At Madrid Fusión, Jordi presented a project that he is working on along with the human cyborg, the Catalan born American, Neil Harbisson on fusing sound and color with flavor. This fascinating study is not quite ready for restaurant production, but heading in that direction was our final plated dessert, an exploration of the color orange along with the flavors of the fruits bearing that color. It was sophisticated, elegant, subtle, harmonious and delicious as well as beautiful.
The meal finished with a fine cup of coffee…
…and a mignardises cart that would make Willy Wonka blush with envy.
Though I generally do a good job of limiting carbohydrates and sweets for personal health reasons, these were simply too enticing to pass up without experiencing a variety of tastes. I limited myself, but still managed to enjoy this guilty bounty.

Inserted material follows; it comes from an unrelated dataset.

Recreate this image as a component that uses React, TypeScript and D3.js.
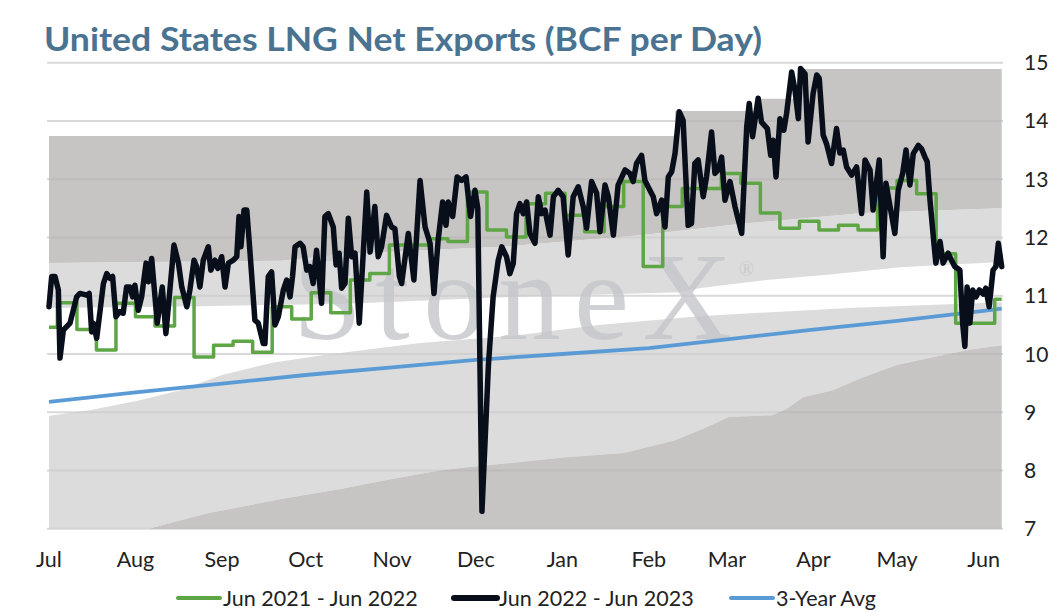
import React from 'react';
import * as d3 from 'd3';

// ---------- data ----------
const seasonStart = new Date(2022, 6, 1);
const seasonEnd = new Date(2023, 6, 1);
const lastDay = 341.5; // days after Jul 1 shown on the axis

const titleText = 'United States LNG Net Exports (BCF per Day)';
const yTickValues = [7, 8, 9, 10, 11, 12, 13, 14, 15];
const seriesNames = ['Jun 2021 - Jun 2022', 'Jun 2022 - Jun 2023', '3-Year Avg'];
const seriesColors = ['#5ea545', '#080e1a', '#5b9bd5'];

// Jun 2022 - Jun 2023 (daily) : [day after Jul 1, BCF/d]
const current: [number, number][] = [
  [0, 10.81], [0.96, 11.33], [2.15, 11.33], [3.35, 11.1], [3.94, 9.93], [5.14, 10.41], [7.53, 10.53],
  [9.92, 10.98], [11.1, 11.04], [13.5, 11.01], [14.4, 11.04], [15.3, 10.38], [15.9, 10.53], [17.1, 10.27],
  [19.5, 11.21], [20.7, 11.38], [21.9, 11.3], [22.8, 11.33], [24.0, 10.64], [25.4, 10.73], [26.6, 10.7],
  [27.8, 11.15], [29.0, 11.15], [30.0, 10.98], [30.8, 11.18], [32.0, 10.75], [33.2, 10.98], [34.8, 11.56],
  [35.6, 11.24], [36.8, 11.64], [38.8, 10.53], [40.6, 11.15], [41.9, 10.35], [43.1, 10.98], [44.8, 11.87],
  [46.4, 11.56], [47.6, 11.15], [49.4, 10.81], [50.5, 11.1], [52.0, 11.61], [52.9, 11.5], [54.1, 11.15],
  [55.3, 11.61], [57.1, 11.84], [58.0, 11.44], [59.5, 11.61], [60.5, 11.47], [61.9, 11.67], [63.1, 11.15],
  [64.3, 11.56], [66.1, 11.61], [67.3, 11.67], [68.1, 12.36], [68.8, 11.84], [69.9, 12.47], [70.9, 12.47],
  [72.0, 11.78], [73.8, 10.58], [75.0, 10.53], [76.8, 10.18], [77.4, 10.18], [78.6, 11.33], [79.8, 11.41],
  [81.0, 10.5], [82.2, 10.64], [84.0, 11.1], [85.2, 11.27], [86.4, 10.98], [87.3, 11.33], [88.2, 11.84],
  [90.0, 11.9], [91.1, 11.84], [92.4, 11.44], [93.5, 11.5], [94.7, 11.21], [95.9, 11.78], [97.7, 10.87],
  [98.9, 12.36], [100.1, 12.41], [101.9, 12.18], [102.9, 11.53], [104.0, 11.73], [104.9, 11.13], [106.1, 11.21],
  [107.3, 12.33], [108.5, 11.67], [109.7, 11.73], [111.2, 10.53], [113.9, 12.78], [115.1, 11.75], [116.8, 12.53],
  [118.0, 11.67], [119.2, 11.84], [121.0, 12.38], [122.8, 12.18], [124.0, 12.15], [125.6, 11.33], [126.4, 11.21],
  [128.8, 12.07], [130.8, 11.27], [133.0, 12.98], [134.8, 12.18], [136.6, 11.9], [138.0, 11.04], [139.5, 11.96],
  [141.1, 12.61], [142.3, 12.21], [143.1, 12.61], [144.7, 12.36], [146.3, 13.04], [147.9, 12.98], [149.5, 13.04],
  [151.1, 12.36], [152.7, 12.81], [153.7, 12.5], [155.2, 7.3], [157.5, 9.8], [159.2, 10.98], [161.0, 11.6],
  [162.3, 11.84], [164.0, 11.67], [165.2, 11.38], [166.4, 11.55], [167.6, 12.41], [168.8, 12.58], [170.0, 12.41],
  [171.2, 12.61], [172.4, 12.07], [174.2, 11.9], [175.4, 12.7], [176.6, 12.41], [177.8, 12.47], [179.6, 12.04],
  [180.8, 12.7], [182.5, 12.81], [184.3, 12.7], [186.1, 11.7], [187.9, 12.7], [189.7, 12.87], [191.5, 12.53],
  [192.7, 12.16], [194.5, 12.96], [196.3, 12.76], [197.5, 12.1], [199.3, 12.9], [200.5, 12.7], [202.3, 12.04],
  [204.0, 12.9], [206.5, 13.16], [208.2, 13.1], [209.4, 12.96], [210.6, 13.27], [212.4, 13.41], [213.6, 12.98],
  [215.4, 12.81], [216.6, 12.7], [217.8, 12.41], [219.6, 12.64], [220.8, 12.18], [222.0, 13.04], [223.2, 13.13],
  [224.4, 13.44], [225.9, 14.16], [227.3, 14.01], [229.1, 12.21], [230.3, 12.24], [231.5, 13.27], [232.7, 13.33],
  [234.5, 12.7], [235.7, 13.04], [237.5, 13.81], [238.7, 13.1], [239.9, 13.16], [241.1, 13.38], [242.3, 12.64],
  [244.1, 12.96], [245.9, 12.53], [248.3, 12.07], [250.1, 13.9], [251.0, 14.3], [252.2, 13.73], [254.2, 14.39],
  [255.4, 13.98], [257.5, 13.87], [258.7, 13.41], [259.6, 13.67], [260.6, 13.04], [262.0, 14.04], [263.4, 13.84],
  [264.4, 14.13], [266.2, 14.84], [267.4, 14.53], [268.6, 14.04], [269.4, 14.9], [271.0, 14.81], [272.1, 13.64],
  [273.9, 14.47], [275.2, 14.79], [276.1, 14.73], [277.5, 13.76], [278.7, 13.61], [280.5, 13.27], [282.3, 13.87],
  [283.5, 13.45], [284.7, 13.5], [285.9, 13.21], [287.7, 13.07], [289.5, 13.21], [291.3, 12.41], [292.5, 13.33],
  [294.3, 13.16], [295.4, 12.47], [297.6, 13.33], [299.0, 11.67], [300.0, 12.93], [301.7, 12.47], [303.2, 12.07],
  [304.4, 12.81], [306.0, 13.1], [307.2, 13.5], [308.6, 12.9], [309.8, 13.44], [311.6, 13.58], [312.8, 13.52],
  [314.0, 13.38], [314.8, 13.3], [315.8, 12.64], [317.2, 11.9], [317.9, 11.56], [319.4, 11.93], [320.5, 11.56],
  [322.3, 11.73], [323.5, 11.61], [324.7, 11.5], [326.5, 11.44], [327.5, 10.53], [328.3, 10.13], [329.1, 11.15],
  [330.1, 10.53], [331.1, 11.1], [332.3, 10.98], [333.5, 11.1], [334.9, 11.03], [335.8, 11.13], [337.0, 10.81],
  [338.4, 11.44], [339.4, 11.5], [340.3, 11.9], [341.5, 11.5],
];

// Jun 2021 - Jun 2022 (weekly, held flat until the next week)
const prevWeekStarts = [0, 3, 10, 17, 24, 31, 38, 45, 52, 59, 66, 73, 80, 87, 94, 101, 108, 115, 122, 129, 136, 143,
  150, 157, 164, 171, 178, 185, 192, 199, 206, 213, 220, 227, 234, 241, 248, 255, 262, 269, 276, 283, 290, 297,
  304, 311, 318, 325, 332, 339];
const prevValues = [10.46, 10.88, 10.42, 10.07, 10.87, 10.64, 10.48, 10.97, 9.95, 10.15, 10.22, 10.03, 10.81, 10.6,
  11.05, 10.71, 11.27, 11.38, 11.87, 11.87, 11.98, 11.93, 12.78, 12.13, 12.01, 12.58, 12.76, 12.38, 12.1, 12.53,
  12.96, 11.5, 12.53, 12.84, 12.84, 13.1, 12.93, 12.42, 12.16, 12.28, 12.13, 12.21, 12.13, 12.85, 12.98, 12.75,
  11.72, 10.53, 10.53, 10.94];

// 3-year average
const avgDays = [0, 31, 62, 92, 123, 153, 184, 215, 243, 274, 304, 335, 341.5];
const avgValues = [9.18, 9.34, 9.49, 9.64, 9.77, 9.9, 10.0, 10.1, 10.25, 10.42, 10.57, 10.74, 10.78];

// historical range bands
const rangeMax: [number, number][] = [[0, 13.74], [224.4, 14.17], [254.8, 14.38], [269.5, 14.89], [341.5, 14.89]];
const rangeUpper: [number, number][] = [[0, 11.56], [83, 11.6], [111, 11.73], [162, 11.84], [212, 12.04], [249, 12.24], [292, 12.42], [341.5, 12.5]];
const rangeHighMid: [number, number][] = [[0, 10.79], [54, 10.82], [104, 10.86], [166, 10.98], [226, 11.06], [233, 11.13], [257, 11.27], [281, 11.37], [305, 11.49], [341.5, 11.58]];
const rangeLowMid: [number, number][] = [[0, 8.94], [15, 9.04], [33, 9.21], [47, 9.38], [62, 9.64], [80, 9.85], [98, 9.98], [133, 10.19], [166, 10.31], [197, 10.5], [233, 10.65], [287, 10.79], [341.5, 10.89]];
const rangeMin: [number, number][] = [[0, 7], [36.2, 7], [38, 7.03], [57.3, 7.27], [83.2, 7.51], [104, 7.68], [121.5, 7.84], [137.3, 7.98],
  [148.7, 8.05], [169.5, 8.15], [185.3, 8.23], [206, 8.3], [224.4, 8.52], [235.1, 8.73], [243.7, 8.92], [259.1, 8.95],
  [264.2, 9.05], [270.3, 9.26], [281, 9.38], [290.7, 9.58], [303.9, 9.81], [317.2, 9.95], [329.4, 10.07], [341.5, 10.15]];
const rangeFloor: [number, number][] = [[0, 7], [341.5, 7]];

// ---------- chart ----------
const W = 1058;
const H = 613;
const font = "Lato, 'Open Sans', 'DejaVu Sans', sans-serif";
const serif = "'Liberation Serif', 'DejaVu Serif', serif";

const x = d3.scaleLinear().domain([0, lastDay]).range([49, 1001.7]);
const y = d3.scaleLinear().domain([7, 15]).range([528.8, 62.7]);

const toPts = (s: [number, number][]) => s.map((p) => [x(p[0]), y(p[1])] as [number, number]);
const stepExpand = (s: [number, number][]) => {
  const out: [number, number][] = [];
  s.forEach((p, i) => {
    out.push(p);
    if (i < s.length - 1) out.push([s[i + 1][0], p[1]]);
  });
  return out;
};
const band = (top: [number, number][], bottom: [number, number][]) =>
  (d3.line()([...toPts(top), ...toPts(bottom).reverse()]) || '') + 'Z';

export default function App() {
  const months = d3.timeMonth.range(seasonStart, seasonEnd);
  const fmt = d3.timeFormat('%b');

  const lineXY = d3.line<[number, number]>().x((d) => x(d[0])).y((d) => y(d[1]));
  const prevSeries: [number, number][] = prevWeekStarts.map((d, i) => [d, prevValues[i]]);
  prevSeries.push([lastDay, prevValues[prevValues.length - 1]]);
  const prevPath = d3.line<[number, number]>().x((d) => x(d[0])).y((d) => y(d[1])).curve(d3.curveStepAfter)(prevSeries) || '';
  const avgSeries: [number, number][] = avgDays.map((d, i) => [d, avgValues[i]]);

  const dark = 'rgb(179,178,175)';
  const light = 'rgb(205,205,205)';

  const legendItems = [
    { x1: 178, x2: 220, tx: 223, w: 4 },
    { x1: 454, x2: 497, tx: 499, w: 6 },
    { x1: 731, x2: 773, tx: 776, w: 4 },
  ];

  return (
    <svg width={W} height={H} style={{ position: 'absolute', left: 0, top: 0, background: '#fff' }}>
      <rect width={W} height={H} fill="#fff" />
      <text x={44} y={50.5} fontFamily={font} fontWeight={700} fontSize={33} fill="#4a7291"
        textLength={718} lengthAdjust="spacingAndGlyphs">{titleText}</text>

      {/* gridlines */}
      {yTickValues.map((t) => (
        <line key={t} x1={47} x2={1003} y1={y(t)} y2={y(t)} stroke="#d9d9d9" strokeWidth={2} />
      ))}

      {/* range bands */}
      <path d={band(stepExpand(rangeMax), rangeUpper)} fill={dark} fillOpacity={0.75} />
      <path d={band(rangeUpper, rangeHighMid)} fill={light} fillOpacity={0.7} />
      <path d={band(rangeLowMid, rangeMin)} fill={light} fillOpacity={0.7} />
      <path d={band(rangeMin, rangeFloor)} fill={dark} fillOpacity={0.75} />

      {/* watermark */}
      <text x={293} y={339} fontFamily={serif} fontSize={124}
        textLength={439} lengthAdjust="spacing" fill="#c4c5c9" fillOpacity={0.8}>StoneX</text>
      <text x={739} y={276} fontFamily={serif} fontSize={20}
        fill="#c4c5c9" fillOpacity={0.8}>®</text>

      {/* series */}
      <path d={lineXY(avgSeries) || ''} fill="none" stroke={seriesColors[2]} strokeWidth={3.8} strokeLinejoin="round" />
      <path d={prevPath} fill="none" stroke={seriesColors[0]} strokeWidth={3.5} strokeLinejoin="round" />
      <path d={lineXY(current) || ''} fill="none" stroke={seriesColors[1]} strokeWidth={5.5}
        strokeLinejoin="round" strokeLinecap="round" />

      {/* right axis labels */}
      {yTickValues.map((t) => (
        <text key={t} x={1024} y={y(t) + 7.5} fontFamily={font} fontSize={21} fill="#222">{t}</text>
      ))}

      {/* month labels */}
      {months.map((m) => (
        <text key={m.toISOString()} x={x(d3.timeDay.count(seasonStart, m))} y={567} textAnchor="middle"
          fontFamily={font} fontSize={21.5} fill="#222">{fmt(m)}</text>
      ))}

      {/* legend */}
      {legendItems.map((it, i) => (
        <g key={i}>
          <line x1={it.x1} x2={it.x2} y1={598} y2={598} stroke={seriesColors[i]} strokeWidth={it.w} strokeLinecap="round" />
          <text x={it.tx} y={605.5} fontFamily={font} fontSize={21.5} fill="#222">{seriesNames[i]}</text>
        </g>
      ))}
    </svg>
  );
}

El Celler de Can Roca is the current No. 1 ranked restaurant in the world according to The World’s Fifty Best Restaurant List and has been at or very near the top of that list for quite some time. The last time I had been to El Celler, it was in its old location and while still considered a superb restaurant, it lacked the lofty level of acclaim of its current iteration. The restaurant has clearly stepped up its overall game evolving from a great Catalan Vanguardist restaurant to a magnificent one that is now amongst the absolute finest of any stripe, in the world. Yet, is it the world’s best? For me, that is too subjective a question to which a definitive answer can be given. Based upon this experience, El Celler de Can Roca certainly belongs in the conversation when considering the possibilities. This meal exceeded my already high expectations and with its combination of refined, yet relaxed, luxury and warmth, delicious and beautiful creative cooking, stellar service and a truly welcoming environment, it is clearly a restaurant for the ages.
¹elBulli in its day, noma, Osteria Francescana, Mugaritz and now, Can Roca, restaurants that have dominated the top of the list over the past ten years, are amongst my personal favorites, but I have many other favorites that either fall lower on the list or aren’t on it at all.
²Joan Roca is a major figure in the rise of sous vide cooking in restaurant kitchens, having pioneered some of the equipment and techniques in the 1990’s. His book from the early 2000’s remains a classic of the genre.